Pelesir Ke Balai Kota Bandung

Balai Kota Bandung (Foto: Wisnu Setialengkana)

 

Sejak Bandung mendapatkan status gemeente (kota) dari Pemerintah Hindia Belanda pada tahun 1904, secara resmi Kota Bandung memiliki balai kota. Layaknya balai kota di kota lain, Balai Kota Bandung merupakan jantung pemerintahan Kota Bandung. Berbagai kebijakan Kota Bandung diambil dari tempat ini.

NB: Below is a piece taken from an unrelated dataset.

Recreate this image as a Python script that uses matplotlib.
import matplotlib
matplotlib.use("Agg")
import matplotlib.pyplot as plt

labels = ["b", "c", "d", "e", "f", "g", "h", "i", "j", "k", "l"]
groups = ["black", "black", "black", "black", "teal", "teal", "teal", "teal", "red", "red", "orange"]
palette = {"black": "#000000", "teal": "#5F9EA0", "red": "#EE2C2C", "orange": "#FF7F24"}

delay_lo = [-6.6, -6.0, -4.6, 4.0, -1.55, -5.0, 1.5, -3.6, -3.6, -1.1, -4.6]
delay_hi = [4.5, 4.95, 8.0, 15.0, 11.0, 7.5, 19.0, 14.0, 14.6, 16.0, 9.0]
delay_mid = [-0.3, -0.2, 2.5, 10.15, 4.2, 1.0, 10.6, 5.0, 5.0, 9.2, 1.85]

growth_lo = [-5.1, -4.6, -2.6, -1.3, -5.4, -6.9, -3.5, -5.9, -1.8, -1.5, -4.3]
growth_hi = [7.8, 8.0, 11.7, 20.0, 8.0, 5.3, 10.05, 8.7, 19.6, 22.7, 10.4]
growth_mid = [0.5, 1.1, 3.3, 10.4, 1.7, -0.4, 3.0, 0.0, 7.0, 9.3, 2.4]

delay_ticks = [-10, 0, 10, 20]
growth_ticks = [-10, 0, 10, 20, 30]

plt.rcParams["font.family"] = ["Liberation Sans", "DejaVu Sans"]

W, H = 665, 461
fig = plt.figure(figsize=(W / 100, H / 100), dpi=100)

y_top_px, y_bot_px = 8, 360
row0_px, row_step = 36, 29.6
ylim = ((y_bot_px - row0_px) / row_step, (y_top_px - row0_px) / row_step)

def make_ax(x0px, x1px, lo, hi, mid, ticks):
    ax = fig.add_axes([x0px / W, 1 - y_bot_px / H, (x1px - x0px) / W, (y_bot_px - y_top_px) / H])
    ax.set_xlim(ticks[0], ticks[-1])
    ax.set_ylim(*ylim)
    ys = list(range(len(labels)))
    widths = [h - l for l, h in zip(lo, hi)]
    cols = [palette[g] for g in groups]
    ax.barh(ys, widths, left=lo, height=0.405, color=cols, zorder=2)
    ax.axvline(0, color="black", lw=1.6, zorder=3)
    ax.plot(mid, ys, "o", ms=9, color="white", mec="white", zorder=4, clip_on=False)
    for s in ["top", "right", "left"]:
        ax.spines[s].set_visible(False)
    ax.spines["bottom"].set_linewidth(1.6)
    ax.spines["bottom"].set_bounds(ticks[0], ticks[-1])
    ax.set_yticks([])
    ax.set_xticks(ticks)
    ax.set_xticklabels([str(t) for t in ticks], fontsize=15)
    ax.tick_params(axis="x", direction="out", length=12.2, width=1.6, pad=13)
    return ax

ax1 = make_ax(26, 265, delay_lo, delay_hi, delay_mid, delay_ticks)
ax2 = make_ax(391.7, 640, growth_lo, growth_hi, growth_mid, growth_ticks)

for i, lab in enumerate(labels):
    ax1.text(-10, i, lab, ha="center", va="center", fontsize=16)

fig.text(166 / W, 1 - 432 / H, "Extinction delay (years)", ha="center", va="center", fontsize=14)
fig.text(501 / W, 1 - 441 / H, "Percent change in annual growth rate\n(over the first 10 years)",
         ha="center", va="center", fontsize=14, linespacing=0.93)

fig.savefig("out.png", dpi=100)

Selain sebagai pusat pemerintahan, Balai Kota Bandung juga digunakan sebagai tempat berinteraksi warga Bandung. Di sebelah utara Kantor Walikota terdapat sebuah taman yang bernama Taman Balai Kota. Di akhir pekan kita akan melihat ramainya warga Bandung yang beraktivitas di taman ini, mulai dari latihan menari, parkour, bermain sepak bola, berolahraga, berfoto, kumpul komunitas, atau hanya sekedar menikmati keramaian taman bersama pasangan.

***

Sebelum menjadi pusat pemerintahan, Balai Kota Bandung merupakan gudang kopi milik Andreas De Wilde. Andreas De Wilde adalah seorang tuan tanah dan pernah menjadi Asisten Residen Priangan pada tahun 1812. De Wilde menguasai tanah yang membentang dari Cimahi ke Cibeusi (daerah Kabupaten Sumedang) dan dari Gunung Tangkubanparahu hingga ke Jalan Raya Pos. Artinya, lebih dari setengah dari luas wilayah Kota Bandung saat ini dulunya dikuasai oleh De Wilde. Berbekal pengalamannya sebagai petugas pengawas perkebunan kopi di wilayah Garut, De Wilde menjadikan kopi sebagai komoditas utama di perkebunannya. Selain perkebunan kopi, di atas lahannya ia juga berternak sapi.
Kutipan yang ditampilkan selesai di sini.